In essence, they were trying to stave off the very climate and economic crisis we are currently experiencing today.
Little was done to change the situation, though. Monocrop agriculture continues to this day and small farmers continue to suffer from the environmental toll and scarcity of resources created by commercial monocropping farms.
Unregulated Credit Market
In this climate of intense debate about the political economy and the future of the country, banks were dolling out banknotes which fueled wild speculation by investors who were buying up cheap land out west with mortgages, building businesses that took on massive amounts of debt, and otherwise making risky financial decisions with borrowed money.
With loose underwriting standards, it was easy to get a loan, and when banks issued these easy-to-get loans, they simply printed up banknotes and then borrowed from the Bank of the United States to finance them.
Seeing the risk inherent in this unregulated and over-inflated credit market, the Second Bank of the United States (SBUS) decided to curb its loans to state banks in 1818.

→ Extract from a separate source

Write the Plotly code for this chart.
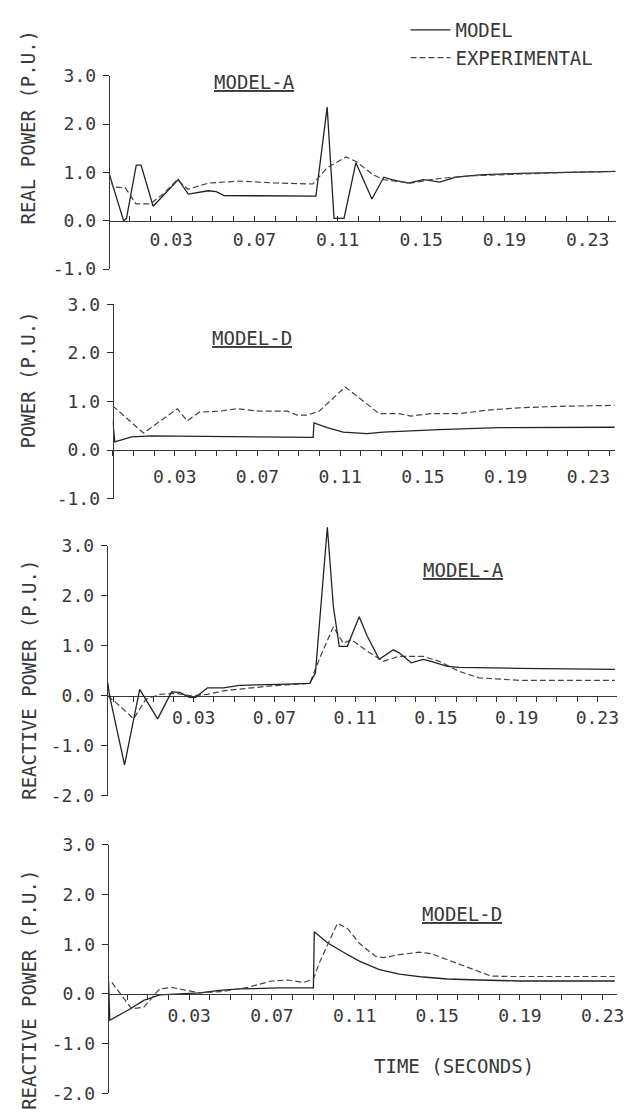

When the SBUS required these state banks to redeem the paper banknotes they issued in specie (i.e. – for the quantity of gold the notes should have represented), the banks lacked the reserves to back up their own banknotes.
Lacking the reserves themselves, they began foreclosing en masse on mortgages, business loans, and other credit they had issued.
The attempt to curtail a reckless credit market ended up expediting its collapse. When the SBUS was slow to address the depression it had brought to a head, it became the target of blame for most Americans who were losing their jobs, their businesses, and their homes.
In the aftermath, some new regulations were put in place that would improve credit underwriting standards, but banks and private investors would continue to find ways to engage in high-risk speculation that would leave millions of Americans in ruins while those who created the crisis would come out relatively unscathed — sometimes even being bailed out by our own government.
When viewed in context and in its entirety, the Panic of 1819 reveals itself as a missed opportunity.
Cautionary voices could already be heard calling for the kinds of reforms that we’re still desperately calling for today: more sustainable use of our planet’s resources, market and labor regulations that promote a healthy working class, and stronger accountability for the finance sector.